Uhhh, yeah. So anyway, it's time for Hell Week. The pledges are going to be forced to live in the basement of the Fraternity House for a whole week, which subtly explains why this excursion into horror isn't called "Hell Eleven Days And Thirteen Hours." One of those brothers that we rarely see not wearing a turtleneck sweater says that this week of living in a cramped, dank, and nasty basement is designed to make the pledges come together as one in the week leading up to initiation. Not to mention earning them prime candidacy for scabies. The official title of this week is "I Week." I guess that stands for "Initiation Week." I'm not exactly sure, because I missed the first thirty seconds of this week's episode because my two-year-old son had removed my Fraternity Life tape from the VCR and quietly replaced it with a grilled cheese sandwich when I wasn't looking. He's quite the little prankster when we forget his Ritalin. Granted, I thought the room smelled a little cheesy, but Fraternity Life was on and that emits a certain cheese-like odor each week. So I was sent racing into another room of the house that holds my backup VCR and jammed a random tape into the VCR and hit "record." The wife may be a little pissed that our wedding video now has frat boys screaming bleeped "fuck"s at each other instead of us saying "I do," but I think she'll get over it. In thirty years or so. Anyway, the brothers are holding a meeting and say that the pledges are not going to like Hell Week. I think this was stated for the audience's benefit, but who among us wouldn't associate "Hell Week" with seven days full of unpleasantness? You know...with the exception of America's newest heartthrob Brad? My point exactly.
The pledges are shown preparing for I Week. Alex is running around gathering blankets, Steve's reading a book, Jarreau's loading up a backpack full of Vaseline and grinning, while Tim's busy writing his POV for MTV.com and trying to think of new ways to call Nicole a diseased ferret. Earl's saying that the whole concept of I Week just doesn't appeal to him. In fact, it downright sucks. He doesn't want to have to spend time in a cramped basement with the other pledges. He grins and says he sure hopes it doesn't last longer than a week. It's good to see that Earl has this whole "brotherhood" concept down pat. I'm beginning to think MTV needs to give Earl's mother a TV show and call it How To Completely Fuck Your Kid Up In Nineteen Years Or Less. Apparently, this woman threw the concept of common sense straight out the window while raising this drooling mongoloid. Paul's running down the list of things that they're taking, centering mostly on blankets. Steve greets him with a blank stare. Then again, Steve would greet a house fire with a blank stare. We see the boys loading up the SUV with blankets and plastic tarps as Alex says that he's a bit nervous because he doesn't know what to expect from I Week. I guess it would have been too much trouble to ask his freakin' brother, who just went through it the previous semester. He says the only thing he can imagine is that it will mean that he won't sleep for 168 hours, proving that even monkeys can operate a calculator.

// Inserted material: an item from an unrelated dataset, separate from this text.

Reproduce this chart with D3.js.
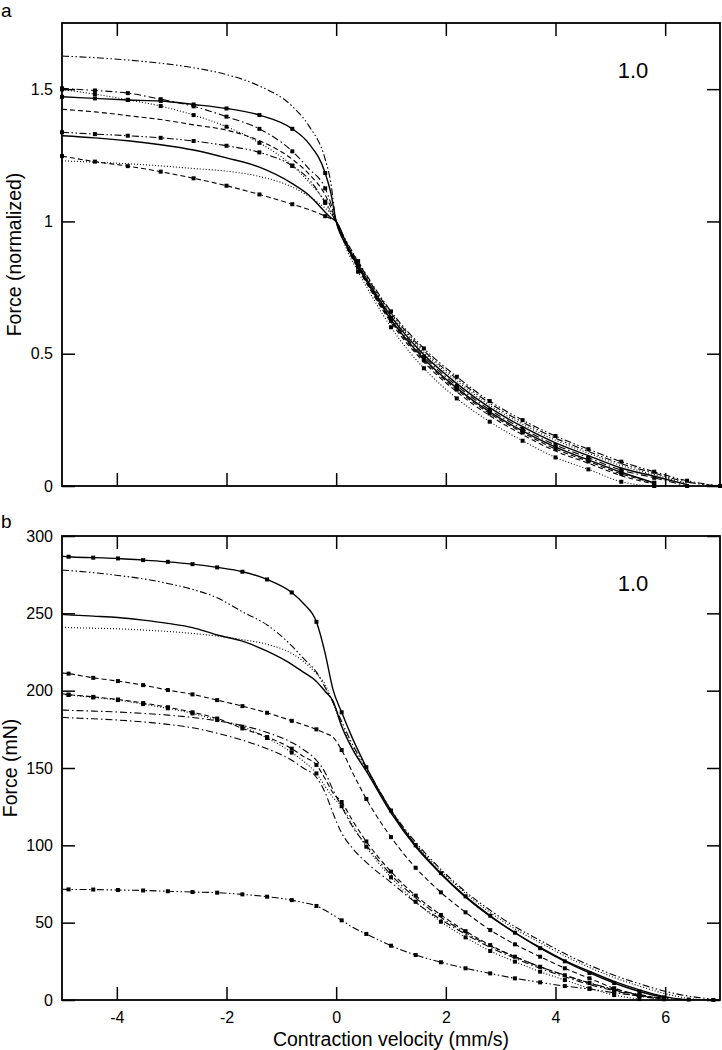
<!DOCTYPE html>
<html>
<head>
<meta charset="utf-8">
<script src="https://cdn.jsdelivr.net/npm/d3@7"></script>
<style>
  body { margin: 0; background: #fff; }
  svg { font-family: "Liberation Sans", Arial, Helvetica, sans-serif; }
</style>
</head>
<body>
<div id="chart"></div>
<script>
// ---- values ----
const ticksX = [-4, -2, 0, 2, 4, 6];
const ticksYA = [0, 0.5, 1, 1.5];
const ticksYB = [0, 50, 100, 150, 200, 250, 300];
const xTitle = "Contraction velocity (mm/s)";
const yTitleA = "Force (normalized)";
const yTitleB = "Force (mN)";
const cornerLabel = "1.0";

// panel a: normalized force, one velocity grid for every trace
const velA = [-5, -4.4, -3.8, -3.2, -2.6, -2, -1.4, -0.8, -0.5, -0.2, -0.1, 0, 0.2, 0.4, 0.7, 1, 1.6, 2.2, 2.8, 3.4, 4, 4.6, 5.2, 5.8, 6.4, 7];
const normDdd     = [1.625, 1.619, 1.610, 1.598, 1.581, 1.555, 1.512, 1.435, 1.362, 1.235, 1.15, 1.0, 0.917, 0.846, 0.745, 0.654, 0.512, 0.405, 0.313, 0.241, 0.181, 0.131, 0.084, 0.049, 0.015, 0];
const normDashDotMk = [1.503, 1.495, 1.485, 1.462, 1.435, 1.396, 1.35, 1.265, 1.2, 1.125, 1.07, 1.0, 0.907, 0.833, 0.729, 0.635, 0.489, 0.379, 0.288, 0.216, 0.155, 0.107, 0.06, 0.031, 0, null];
const normDotMk   = [1.499, 1.481, 1.46, 1.436, 1.402, 1.358, 1.297, 1.211, 1.15, 1.075, 1.04, 1.0, 0.89, 0.81, 0.70, 0.60, 0.445, 0.331, 0.243, 0.171, 0.108, 0.063, 0.016, 0, null, null];
const normSolidMk = [1.471, 1.465, 1.459, 1.455, 1.442, 1.427, 1.402, 1.35, 1.295, 1.183, 1.11, 1.0, 0.904, 0.829, 0.724, 0.629, 0.481, 0.370, 0.280, 0.208, 0.147, 0.099, 0.052, 0.012, null, null];
const normDash    = [1.424, 1.414, 1.40, 1.385, 1.365, 1.345, 1.305, 1.235, 1.18, 1.1, 1.055, 1.0, 0.899, 0.822, 0.715, 0.618, 0.468, 0.356, 0.266, 0.194, 0.132, 0.086, 0.039, 0.008, null, null];
const normDddMk   = [1.337, 1.330, 1.324, 1.316, 1.304, 1.286, 1.261, 1.21, 1.16, 1.07, 1.035, 1.0, 0.92, 0.85, 0.75, 0.66, 0.52, 0.413, 0.321, 0.249, 0.189, 0.139, 0.092, 0.054, 0.02, 0];
const normSolid   = [1.324, 1.316, 1.305, 1.29, 1.27, 1.24, 1.205, 1.143, 1.1, 1.035, 1.015, 1.0, 0.910, 0.837, 0.734, 0.641, 0.496, 0.387, 0.296, 0.224, 0.163, 0.115, 0.068, 0.037, 0.005, null];
const normDashMk  = [1.247, 1.226, 1.209, 1.188, 1.163, 1.135, 1.102, 1.065, 1.045, 1.02, 1.01, 1.0, 0.902, 0.826, 0.72, 0.624, 0.475, 0.364, 0.274, 0.202, 0.14, 0.093, 0.046, 0.012, null, null];
const normDot     = [1.229, 1.224, 1.218, 1.21, 1.20, 1.19, 1.17, 1.13, 1.095, 1.05, 1.03, 1.0, 0.914, 0.842, 0.74, 0.648, 0.505, 0.397, 0.305, 0.233, 0.173, 0.124, 0.077, 0.043, 0.01, null];

// panel b: force in mN
const velB = [-5, -4.88, -4.43, -3.98, -3.52, -3.07, -2.62, -2.17, -1.71, -1.26, -0.81, -0.6, -0.36, -0.2, -0.06, 0.1, 0.3, 0.55, 1.0, 1.45, 1.91, 2.36, 2.81, 3.26, 3.72, 4.17, 4.62, 5.07, 5.53, 5.98, 6.43, 6.88, 7.0];
const forceSolidMk = [287, 286.6, 286, 285.5, 284.4, 283.3, 281.8, 279.7, 276.9, 271.9, 263.5, 256.5, 244.5, 224, 201, 186, 169, 150.5, 122.5, 100, 82, 67, 54.5, 43.5, 33.5, 25, 17.5, 11, 5.5, 1.7, null, null, null];
const forceDdd     = [278, 277.7, 276.3, 274.5, 272.3, 269.3, 265.5, 260, 251, 242.5, 229, 221, 212, 202, 192.5, 180, 165, 150, 123, 102, 84.5, 70, 58, 47.5, 38.5, 30, 22.5, 16, 10.5, 5.8, 2.5, 0.5, 0];
const forceSolid   = [249.3, 249, 248.2, 247.3, 245.6, 243.5, 240.8, 236, 232, 225.5, 217, 212, 206, 199.5, 193.5, 177, 162, 148, 121, 99, 81.5, 66.5, 54, 43.5, 34, 25.5, 18.5, 12, 6.5, 2.2, 0, null, null];
const forceDot     = [241, 240.8, 240.4, 240, 239.2, 238.3, 237, 235.3, 233, 230, 224, 219, 211, 204, 192, 178, 163, 149, 122.5, 101, 83.5, 69, 56.5, 46, 37, 28.5, 21, 14.5, 9, 4.3, 1, 0, null];
const forceDashMk  = [211.5, 211, 208.3, 206.2, 203.6, 200.4, 197.6, 193.9, 190, 185.7, 180.5, 178, 175, 172.5, 170, 161.6, 147, 130, 105.3, 85.5, 69.6, 56.7, 45.2, 36, 28, 20.5, 14, 7.6, 3.2, 1.1, null, null, null];
const forceDotMk   = [197.5, 197.2, 195.6, 193.9, 191.3, 188.6, 185.3, 181, 176.7, 169.4, 160, 154.5, 146.5, 138, 131, 125.3, 113, 99.1, 79.3, 63.5, 50.6, 40.5, 31.7, 24.8, 18.3, 12.9, 7.6, 3.2, 0.6, null, null, null, null];
const forceDashMk2 = [198, 197.5, 196, 194.3, 192, 189.3, 186, 182, 175.6, 170, 162.5, 157.5, 152, 143, 134, 128, 116, 102.5, 83, 67.5, 55, 44.5, 35.5, 28, 21.5, 16, 11, 6.5, 3, 0.5, null, null, null];
const forceDashDot  = [187.5, 187.3, 186.8, 186.2, 185.3, 184.2, 182.7, 180.5, 177.5, 173, 166.5, 162, 155, 147, 136, 125, 112, 100, 81, 66, 53.5, 43.5, 35, 28, 21.5, 16, 11, 7, 3.5, 1, null, null, null];
const forceDashDot2 = [182.7, 182.5, 181.8, 181, 179.8, 178.2, 176, 172.5, 168, 162.5, 155, 150, 144, 134, 121, 108, 98, 89, 76, 63, 52, 42.5, 34, 27, 20.5, 15, 10, 6, 2.5, 0.3, null, null, null];
const forceDddMk   = [71.6, 71.5, 71.4, 71.1, 70.8, 70.3, 69.8, 69.4, 68.3, 66.8, 64.6, 63, 60.8, 58, 55, 51.5, 47, 42.7, 35.1, 29.1, 24.4, 20.5, 17.2, 14, 11.4, 9, 7.1, 4.7, 2.6, 1.1, 0.3, 0, 0];

// ---- look ----
const dashes = {
  solid: null,
  dashed: "5,3",
  dotted: "1,2",
  dashdot: "7,3,1.5,3",
  dashdotdot: "7,2.5,1.5,2.5,1.5,2.5"
};

const width = 722;
const height = 1050;
const margin = {left: 62, right: 2};
const tickLen = 13;

const svg = d3.select("#chart").append("svg")
  .attr("width", width)
  .attr("height", height);

const x = d3.scaleLinear().domain([-5, 7]).range([margin.left, width - margin.right]);

const panels = [
  {
    id: "a", top: 23, bottom: 486, yDomain: [0, 1.75], yTicks: ticksYA,
    vel: velA, markStart: -5, markStep: 0.6, showX: false,
    yTitle: yTitleA, yTitleX: 21, idY: 17,
    traces: [
      {values: normDdd, style: "dashdotdot", marks: false},
      {values: normDashDotMk, style: "dashdot", marks: true},
      {values: normDotMk, style: "dotted", marks: true},
      {values: normSolidMk, style: "solid", marks: true},
      {values: normDash, style: "dashed", marks: false},
      {values: normDddMk, style: "dashdotdot", marks: true},
      {values: normSolid, style: "solid", marks: false},
      {values: normDashMk, style: "dashed", marks: true},
      {values: normDot, style: "dotted", marks: false}
    ]
  },
  {
    id: "b", top: 536, bottom: 1000, yDomain: [0, 300], yTicks: ticksYB,
    vel: velB, markStart: -4.88, markStep: 0.4523, showX: true,
    yTitle: yTitleB, yTitleX: 17, idY: 528,
    traces: [
      {values: forceSolidMk, style: "solid", marks: true},
      {values: forceDdd, style: "dashdotdot", marks: false},
      {values: forceSolid, style: "solid", marks: false},
      {values: forceDot, style: "dotted", marks: false},
      {values: forceDashMk, style: "dashed", marks: true},
      {values: forceDotMk, style: "dotted", marks: true},
      {values: forceDashMk2, style: "dashed", marks: true},
      {values: forceDashDot, style: "dashdot", marks: false},
      {values: forceDashDot2, style: "dashdot", marks: false},
      {values: forceDddMk, style: "dashdotdot", marks: true}
    ]
  }
];

function styleAxis(g) {
  g.select(".domain").remove();
  g.attr("font-size", 16).attr("font-family", null);
  g.selectAll(".tick line").attr("stroke", "#000").attr("stroke-width", 1.5);
  g.selectAll(".tick text").attr("fill", "#000");
}

panels.forEach(p => {
  const y = d3.scaleLinear().domain(p.yDomain).range([p.bottom, p.top]);
  const g = svg.append("g").attr("class", "panel-" + p.id);

  g.append("clipPath").attr("id", "clip-" + p.id)
    .append("rect")
    .attr("x", x.range()[0]).attr("y", p.top)
    .attr("width", x.range()[1] - x.range()[0]).attr("height", p.bottom - p.top);

  const line = d3.line()
    .defined(d => d.f != null)
    .x(d => x(d.v))
    .y(d => y(d.f))
    .curve(d3.curveMonotoneX);

  const isMark = v => {
    const k = (v - p.markStart) / p.markStep;
    return Math.abs(k - Math.round(k)) < 0.05;
  };

  p.traces.forEach(t => {
    const pts = p.vel.map((v, i) => ({v: v, f: t.values[i]}));
    g.append("path")
      .datum(pts)
      .attr("clip-path", `url(#clip-${p.id})`)
      .attr("fill", "none")
      .attr("stroke", "#000")
      .attr("stroke-width", t.style === "solid" ? 1.4 : 1.1)
      .attr("stroke-dasharray", dashes[t.style])
      .attr("d", line);

    if (t.marks) {
      g.append("g").selectAll("rect")
        .data(pts.filter(d => d.f != null && isMark(d.v)))
        .enter().append("rect")
        .attr("x", d => x(d.v) - 2)
        .attr("y", d => y(d.f) - 2)
        .attr("width", 4)
        .attr("height", 4)
        .attr("fill", "#000");
    }
  });

  // axes with inward ticks on all four sides
  g.append("g")
    .attr("transform", `translate(0,${p.bottom})`)
    .call(d3.axisBottom(x).tickValues(ticksX).tickSize(-tickLen).tickPadding(12)
      .tickFormat(p.showX ? d => String(d) : ""))
    .call(styleAxis);
  g.append("g")
    .attr("transform", `translate(0,${p.top})`)
    .call(d3.axisTop(x).tickValues(ticksX).tickSize(-tickLen).tickFormat(""))
    .call(styleAxis);
  g.append("g")
    .attr("transform", `translate(${x.range()[0]},0)`)
    .call(d3.axisLeft(y).tickValues(p.yTicks).tickSize(-tickLen).tickPadding(9)
      .tickFormat(d => String(d)))
    .call(styleAxis);
  g.append("g")
    .attr("transform", `translate(${x.range()[1]},0)`)
    .call(d3.axisRight(y).tickValues(p.yTicks).tickSize(-tickLen).tickFormat(""))
    .call(styleAxis);

  g.append("rect")
    .attr("x", x.range()[0]).attr("y", p.top)
    .attr("width", x.range()[1] - x.range()[0]).attr("height", p.bottom - p.top)
    .attr("fill", "none").attr("stroke", "#000").attr("stroke-width", 1.8);

  // texts
  g.append("text")
    .attr("x", 1).attr("y", p.idY)
    .attr("font-size", 19)
    .text(p.id);

  g.append("text")
    .attr("x", 633).attr("y", p.top + 55)
    .attr("text-anchor", "middle")
    .attr("font-size", 22)
    .text(cornerLabel);

  g.append("text")
    .attr("transform", `translate(${p.yTitleX},${(p.top + p.bottom) / 2}) rotate(-90)`)
    .attr("text-anchor", "middle")
    .attr("font-size", 19.5)
    .text(p.yTitle);

  if (p.showX) {
    g.append("text")
      .attr("x", (x.range()[0] + x.range()[1]) / 2)
      .attr("y", p.bottom + 46)
      .attr("text-anchor", "middle")
      .attr("font-size", 19.5)
      .text(xTitle);
  }
});
</script>
</body>
</html>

Somebody hand that chimp a banana! Good job, A-Man! The guys are greeted at the back door by George (in more ways than one, I'm sure) who invites the pledges in. Because this is a fraternity ritual, no cameras are allowed in. You have to imagine that there was probably at least one paddling of naked ass flesh, several alcoholic concoctions mixed with household cleaners ingested and at least one piping Hot Karl served up by Brad.